# Breeding julidochromis transcriptus gombe question



## Regulus99 (Oct 22, 2019)

Hi first post here.

I have 9 transcriptus gombe 1 is from a different source then the other 8. The single fish is a young adult. The other 8 are juveniles from a different bloodline. I want to select breed these 2 bloodlines together. I'm trying to figure out how to get them to pair up. I put 3 juveniles with the one adult thinking they might be old enough. The adult is attacking the juveniles. There's no cover in the tank as of now. It's a 40 gallon low tech planted. I'm setting another 40 gallon tank up right now just for the juli's with rock work. The juveniles are only about an inch. I don't know when they mature. The new set up is going to have a bunch of rock work for hiding places. I guess I'll just give it time and hope the adult pairs up with one of the 3 fish I put in. If not I have 5 more in another tank to fall back on.

Any suggestions?


----------



## DJRansome (Oct 29, 2005)

You are better off having six or more individuals. The trick will be knowing which is the single fish when the younger ones get to be the same size as the single.

Why not put them all together?


----------



## Regulus99 (Oct 22, 2019)

I'll be able to tell which is the single fish it has slightly different markings. I could put more in with the group.
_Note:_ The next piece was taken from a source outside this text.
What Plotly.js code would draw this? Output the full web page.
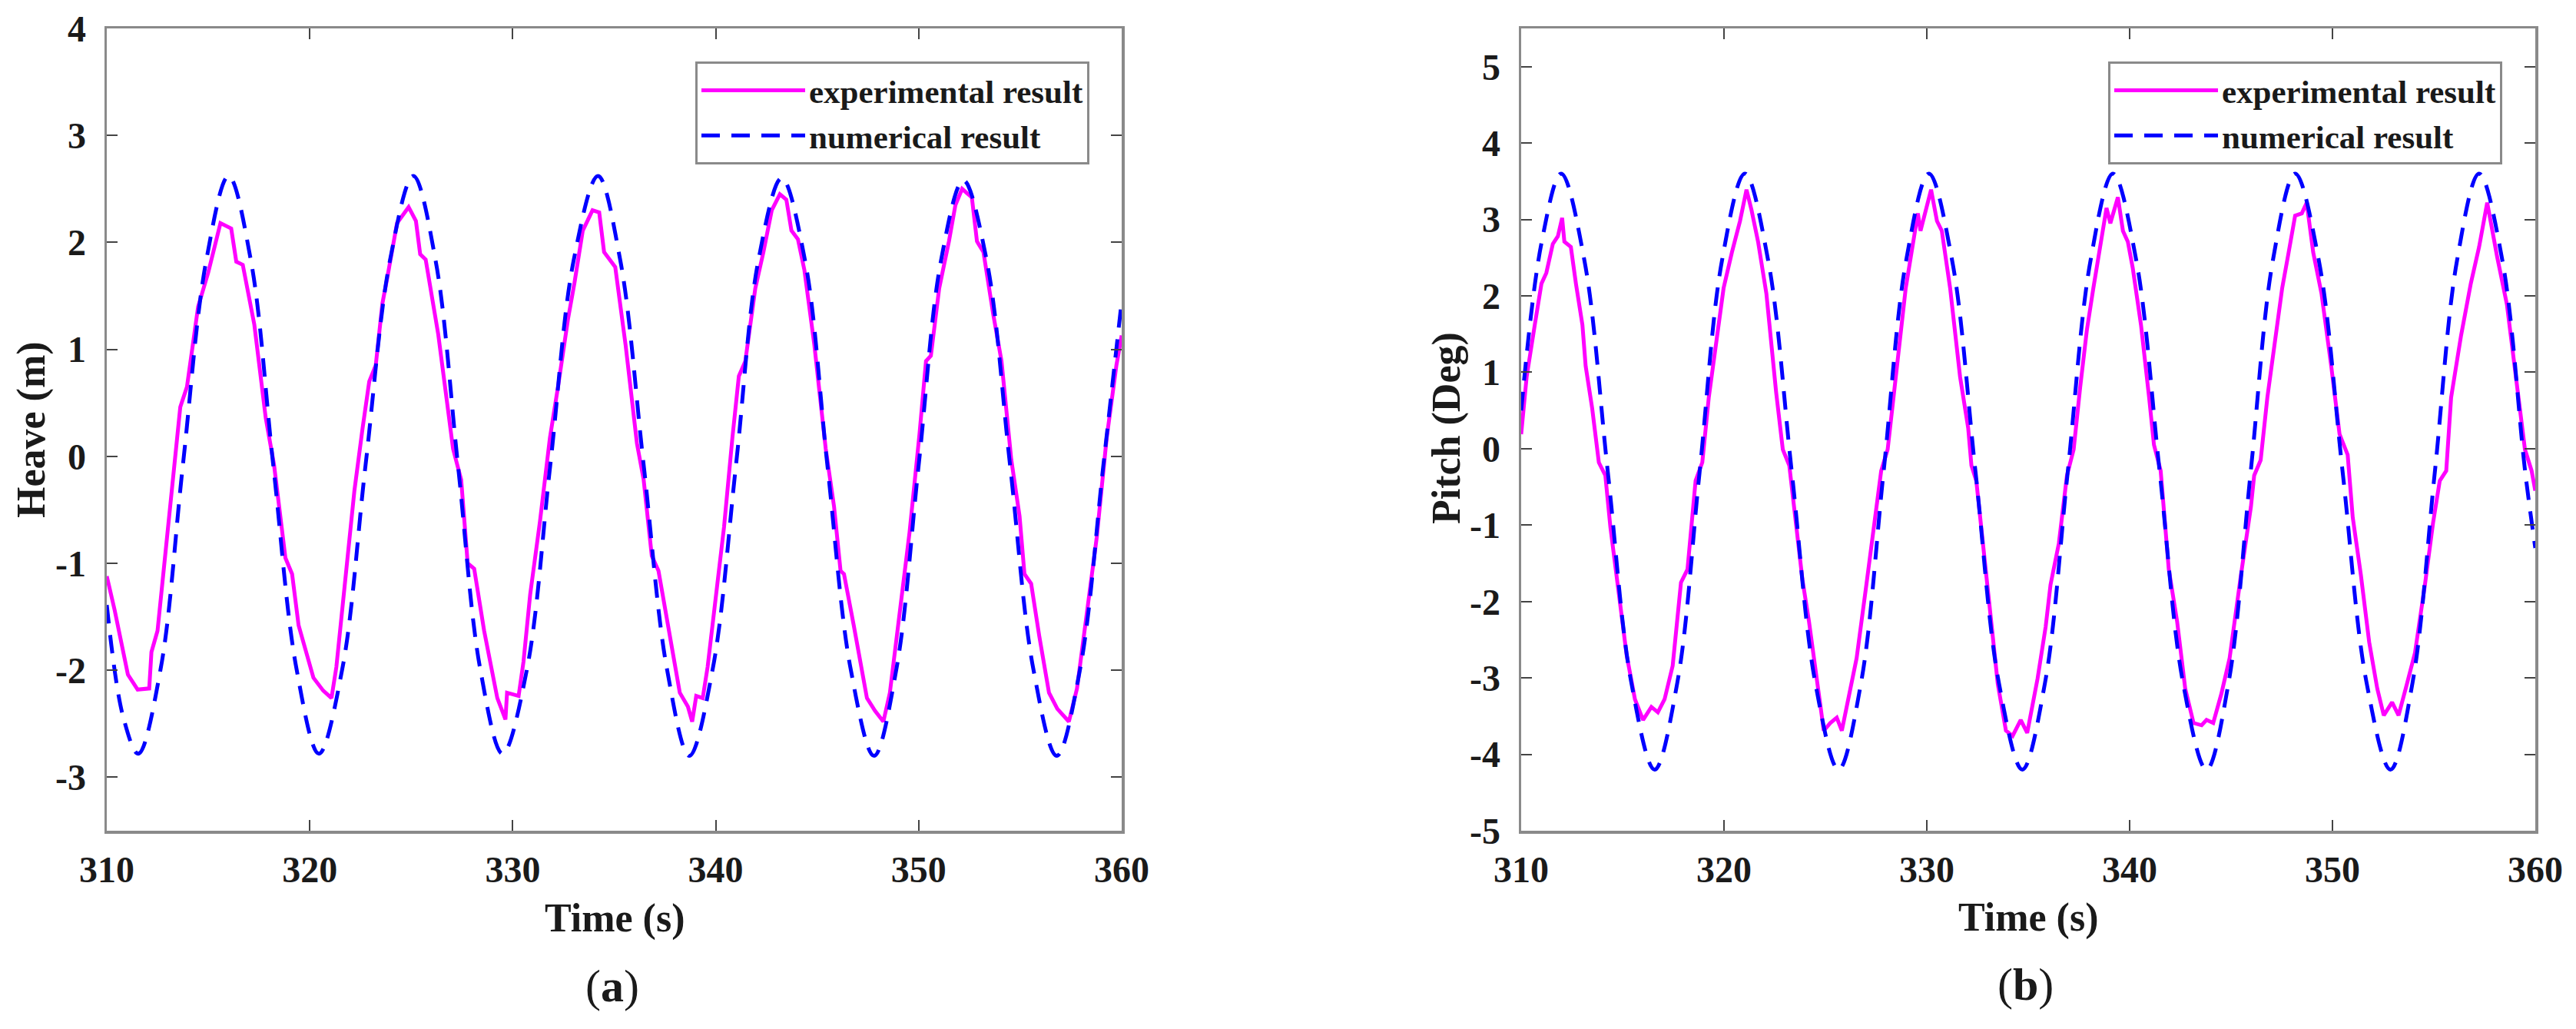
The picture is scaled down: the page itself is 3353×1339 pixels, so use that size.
<!DOCTYPE html>
<html>
<head>
<meta charset="utf-8">
<script src="https://cdn.plot.ly/plotly-3.0.1.min.js"></script>
<style>
  html, body { margin: 0; padding: 0; background: #fff; }
  #chart { width: 3353px; height: 1339px; }
</style>
</head>
<body>
<div id="chart"></div>
<script>
// Heave (m), panel (a)
const heaveExpT = [310.0, 310.39, 311.04, 311.52, 312.09, 312.2, 312.5, 313.14, 313.62, 313.95, 314.5, 315.0, 315.6, 316.13, 316.38, 316.7, 317.27, 317.83, 318.24, 318.8, 319.13, 319.45, 320.18, 320.66, 321.07, 321.31, 321.71, 322.2, 322.6, 322.93, 323.25, 323.58, 323.82, 324.3, 324.87, 325.23, 325.44, 325.71, 326.33, 327.06, 327.46, 327.78, 328.1, 328.59, 329.24, 329.64, 329.72, 330.29, 330.53, 330.86, 331.34, 331.83, 332.23, 332.72, 333.04, 333.45, 333.93, 334.26, 334.5, 335.05, 335.56, 336.12, 336.45, 336.85, 337.18, 337.66, 338.23, 338.63, 338.84, 339.04, 339.36, 339.6, 339.93, 340.41, 340.82, 341.14, 341.46, 341.95, 342.35, 342.76, 343.16, 343.48, 343.73, 344.05, 344.37, 344.86, 345.42, 345.83, 346.15, 346.32, 346.8, 347.45, 347.85, 348.26, 348.58, 349.06, 349.55, 350.04, 350.36, 350.6, 351.01, 351.49, 351.81, 352.14, 352.62, 352.87, 353.19, 353.67, 354.08, 354.56, 354.97, 355.21, 355.54, 355.94, 356.42, 356.83, 357.4, 357.8, 358.29, 358.77, 359.26, 359.74, 360.0];
const heaveExp = [-1.12, -1.44, -2.04, -2.18, -2.17, -1.83, -1.63, -0.39, 0.46, 0.65, 1.40, 1.72, 2.18, 2.13, 1.82, 1.79, 1.23, 0.36, -0.08, -0.95, -1.10, -1.58, -2.07, -2.19, -2.26, -1.97, -1.24, -0.32, 0.26, 0.70, 0.85, 1.43, 1.67, 2.18, 2.33, 2.20, 1.89, 1.84, 1.14, 0.07, -0.22, -1.00, -1.05, -1.63, -2.26, -2.46, -2.21, -2.24, -1.92, -1.29, -0.61, 0.17, 0.65, 1.28, 1.62, 2.11, 2.30, 2.28, 1.91, 1.77, 1.04, 0.12, -0.22, -0.93, -1.07, -1.58, -2.21, -2.34, -2.48, -2.24, -2.26, -1.97, -1.44, -0.66, 0.17, 0.75, 0.89, 1.57, 1.91, 2.30, 2.45, 2.40, 2.11, 2.03, 1.74, 1.04, 0.07, -0.47, -1.07, -1.10, -1.58, -2.26, -2.38, -2.48, -2.21, -1.49, -0.71, 0.21, 0.89, 0.94, 1.57, 2.01, 2.35, 2.50, 2.42, 2.01, 1.91, 1.33, 0.89, -0.03, -0.56, -1.10, -1.19, -1.68, -2.21, -2.36, -2.48, -2.17, -1.44, -0.76, 0.17, 0.85, 1.13];
const heaveNumT = [310.0, 310.8, 311.55, 312.65, 313.75, 314.9, 316.0, 317.1, 318.2, 319.35, 320.45, 321.6, 322.75, 323.95, 325.1, 326.2, 327.3, 328.4, 329.5, 330.7, 331.85, 333.0, 334.2, 335.3, 336.45, 337.6, 338.7, 339.85, 341.0, 342.1, 343.25, 344.4, 345.5, 346.65, 347.8, 348.9, 350.0, 351.1, 352.2, 353.35, 354.5, 355.65, 356.8, 357.95, 359.1, 360.0];
const heaveNum = [-1.39, -2.43, -2.78, -1.99, -0.08, 1.83, 2.62, 1.83, -0.08, -1.99, -2.78, -1.99, -0.08, 1.83, 2.62, 1.83, -0.08, -1.99, -2.78, -1.99, -0.08, 1.83, 2.62, 1.83, -0.08, -1.99, -2.80, -1.99, -0.08, 1.83, 2.60, 1.83, -0.08, -1.99, -2.80, -1.99, -0.08, 1.83, 2.58, 1.83, -0.08, -1.99, -2.80, -1.99, -0.08, 1.45];

// Pitch (Deg), panel (b)
const pitchExpT = [310.0, 310.27, 310.67, 311.0, 311.24, 311.56, 311.81, 312.02, 312.13, 312.45, 312.7, 313.02, 313.18, 313.5, 313.83, 314.15, 314.4, 314.8, 315.2, 315.61, 316.01, 316.42, 316.74, 317.07, 317.47, 317.88, 318.2, 318.6, 318.93, 319.25, 319.66, 319.98, 320.39, 320.79, 321.11, 321.36, 321.68, 322.09, 322.57, 322.9, 323.22, 323.54, 323.87, 324.19, 324.51, 324.92, 325.24, 325.56, 325.81, 326.13, 326.54, 327.02, 327.43, 327.75, 328.07, 328.48, 328.96, 329.29, 329.56, 329.69, 329.93, 330.21, 330.5, 330.74, 331.15, 331.64, 332.04, 332.2, 332.44, 332.77, 333.09, 333.5, 333.9, 334.23, 334.63, 334.95, 335.46, 335.86, 336.1, 336.51, 336.91, 337.24, 337.56, 337.89, 338.21, 338.53, 338.86, 339.05, 339.26, 339.42, 339.67, 339.91, 340.15, 340.56, 340.96, 341.2, 341.53, 341.93, 342.34, 342.74, 343.15, 343.55, 343.79, 344.12, 344.52, 344.93, 345.49, 345.98, 346.14, 346.46, 346.79, 347.19, 347.52, 347.84, 348.16, 348.49, 348.73, 349.05, 349.46, 349.94, 350.35, 350.75, 351.0, 351.4, 351.81, 352.21, 352.53, 352.94, 353.26, 353.67, 354.07, 354.56, 354.96, 355.29, 355.61, 355.85, 356.34, 356.82, 357.23, 357.63, 358.12, 358.6, 359.09, 359.49, 359.82, 360.0];
const pitchExp = [0.19, 0.94, 1.62, 2.16, 2.30, 2.68, 2.78, 3.02, 2.71, 2.64, 2.16, 1.62, 1.08, 0.53, -0.18, -0.35, -1.03, -1.85, -2.70, -3.28, -3.55, -3.38, -3.45, -3.28, -2.84, -1.75, -1.58, -0.42, -0.18, 0.67, 1.48, 2.10, 2.57, 2.98, 3.39, 3.12, 2.71, 2.03, 0.74, -0.01, -0.22, -0.97, -1.72, -2.26, -2.87, -3.69, -3.59, -3.52, -3.69, -3.28, -2.74, -1.78, -0.97, -0.29, -0.01, 0.94, 2.10, 2.64, 3.08, 2.85, 3.12, 3.39, 2.98, 2.85, 2.10, 0.94, 0.27, -0.22, -0.42, -1.24, -2.06, -3.08, -3.69, -3.76, -3.55, -3.72, -3.01, -2.33, -1.78, -1.24, -0.35, -0.01, 0.80, 1.55, 2.10, 2.64, 3.15, 2.95, 3.12, 3.29, 2.85, 2.71, 2.37, 1.62, 0.67, 0.05, -0.29, -1.58, -2.26, -3.14, -3.59, -3.62, -3.55, -3.59, -3.21, -2.74, -1.65, -0.76, -0.35, -0.15, 0.67, 1.48, 2.10, 2.57, 3.05, 3.08, 3.22, 2.57, 2.03, 1.08, 0.19, -0.08, -0.90, -1.65, -2.53, -3.14, -3.49, -3.32, -3.49, -3.08, -2.67, -1.78, -0.97, -0.42, -0.29, 0.67, 1.48, 2.16, 2.64, 3.22, 2.51, 1.89, 0.87, -0.01, -0.29, -0.55];
const pitchNumT = [310.0, 311.0, 311.97, 313.12, 314.27, 315.43, 316.58, 317.7, 318.8, 319.9, 321.03, 322.18, 323.34, 324.5, 325.65, 326.76, 327.87, 328.98, 330.1, 331.25, 332.4, 333.55, 334.71, 335.83, 336.95, 338.07, 339.18, 340.33, 341.48, 342.63, 343.79, 344.88, 345.97, 347.06, 348.16, 349.33, 350.5, 351.68, 352.86, 353.95, 355.05, 356.14, 357.23, 358.38, 359.5, 360.0];
const pitchNum = [0.50, 2.69, 3.60, 2.46, -0.30, -3.06, -4.20, -3.06, -0.30, 2.46, 3.60, 2.46, -0.30, -3.06, -4.20, -3.06, -0.30, 2.46, 3.60, 2.46, -0.30, -3.06, -4.20, -3.06, -0.30, 2.46, 3.60, 2.46, -0.30, -3.06, -4.20, -3.06, -0.30, 2.46, 3.60, 2.46, -0.30, -3.06, -4.20, -3.06, -0.30, 2.46, 3.60, 2.46, -0.30, -1.30];

// ticks
const timeTicks = [310, 320, 330, 340, 350, 360];
const heaveTicks = [-3, -2, -1, 0, 1, 2, 3, 4];
const heaveTickText = ['-3', '-2', '-1', '0', '1', '2', '3', '4'];
const pitchTicks = [-5, -4, -3, -2, -1, 0, 1, 2, 3, 4, 5];
const pitchTickText = ['-5', '-4', '-3', '-2', '-1', '0', '1', '2', '3', '4', '5'];

const seriesNames = ['experimental result', 'numerical result'];

const W = 3353, H = 1339;
const serif = 'Liberation Serif, Times New Roman, serif';
const ink = '#1a1a1a';
const frame = '#8a8a8a';

const expLine = { color: '#ff00ff', width: 5 };
const numLine = { color: '#0000ff', width: 5, dash: '24px,15px', shape: 'spline', smoothing: 1 };

const traces = [
  { x: heaveExpT, y: heaveExp, name: seriesNames[0], type: 'scatter', mode: 'lines', line: expLine, xaxis: 'x', yaxis: 'y', legend: 'legend' },
  { x: heaveNumT, y: heaveNum, name: seriesNames[1], type: 'scatter', mode: 'lines', line: numLine, xaxis: 'x', yaxis: 'y', legend: 'legend' },
  { x: pitchExpT, y: pitchExp, name: seriesNames[0], type: 'scatter', mode: 'lines', line: expLine, xaxis: 'x2', yaxis: 'y2', legend: 'legend2' },
  { x: pitchNumT, y: pitchNum, name: seriesNames[1], type: 'scatter', mode: 'lines', line: numLine, xaxis: 'x2', yaxis: 'y2', legend: 'legend2' }
];

function axisStyle(extra) {
  return Object.assign({
    showline: true, linecolor: frame, linewidth: 3.5, mirror: 'allticks',
    ticks: 'inside', ticklen: 14, tickwidth: 2, tickcolor: '#444',
    showgrid: false, zeroline: false, fixedrange: true,
    tickmode: 'array',
    tickfont: { family: serif, size: 48, color: ink, weight: 'bold' }
  }, extra);
}

const yTop = 1 - 37 / H, yBot = 1 - 1081 / H;

const legendStyle = {
  bgcolor: '#ffffff', bordercolor: frame, borderwidth: 3,
  font: { family: serif, size: 43, color: ink, weight: 'bold' },
  xanchor: 'right', yanchor: 'top', itemwidth: 135, tracegroupgap: 0
};

function note(text, xpx, ypx, size, angle) {
  return {
    text: text, xref: 'paper', yref: 'paper', x: xpx / W, y: 1 - ypx / H,
    xanchor: 'center', yanchor: 'middle', showarrow: false, textangle: angle || 0,
    font: { family: serif, size: size, color: ink, weight: 'bold' }
  };
}

const layout = {
  width: W, height: H,
  margin: { l: 0, r: 0, t: 0, b: 0 },
  paper_bgcolor: '#ffffff', plot_bgcolor: '#ffffff',
  showlegend: true,
  xaxis: axisStyle({ domain: [139 / W, 1460 / W], range: [310, 360], tickvals: timeTicks, ticktext: timeTicks.map(String), anchor: 'y', ticklabelstandoff: 6 }),
  yaxis: axisStyle({ domain: [yBot, yTop], range: [-3.5, 4], tickvals: heaveTicks, ticktext: heaveTickText, anchor: 'x', ticklabelstandoff: 14 }),
  xaxis2: axisStyle({ domain: [1980 / W, 3300 / W], range: [310, 360], tickvals: timeTicks, ticktext: timeTicks.map(String), anchor: 'y2', ticklabelstandoff: 6 }),
  yaxis2: axisStyle({ domain: [yBot, yTop], range: [-5, 5.5], tickvals: pitchTicks, ticktext: pitchTickText, anchor: 'x2', ticklabelstandoff: 14 }),
  legend: Object.assign({ x: 1418 / W, y: 1 - 80 / H }, legendStyle),
  legend2: Object.assign({ x: 3257 / W, y: 1 - 80 / H }, legendStyle),
  annotations: [
    note('Heave (m)', 41, 559, 52, -90),
    note('Time (s)', 800, 1195, 52),
    note('<span style="font-weight:normal">(</span>a<span style="font-weight:normal">)</span>', 797, 1283, 60),
    note('Pitch (Deg)', 1883, 557, 52, -90),
    note('Time (s)', 2640, 1194, 52),
    note('<span style="font-weight:normal">(</span>b<span style="font-weight:normal">)</span>', 2636, 1281, 60)
  ]
};

Plotly.newPlot('chart', traces, layout, { staticPlot: true, displayModeBar: false });
</script>
</body>
</html>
I was just worried some weren't big enough so I wanted to grow them out more. I was worried a pair might form from the same bloodline and kill off the single individual one when they get bigger.

I just got done setting up a 40 gallon to house these fish. I decided to use crushed coral for a substrate. I'm gonna wait until it's cycled and put them all in it. I've never bred juli's before but I have bred Neo Signatus and Neo Daffodil. Both were pretty easy. They basically paired up pretty easy.


----------



## DJRansome (Oct 29, 2005)

All of those things could happen. If a different pair forms, move them to a separate tank and continue. Until you get the pair with the target individual, I would leave as many fish in the tank as possible. Females are bigger.


----------



## smashematics (Nov 25, 2019)

So how did things turn out? Looking for an update


----------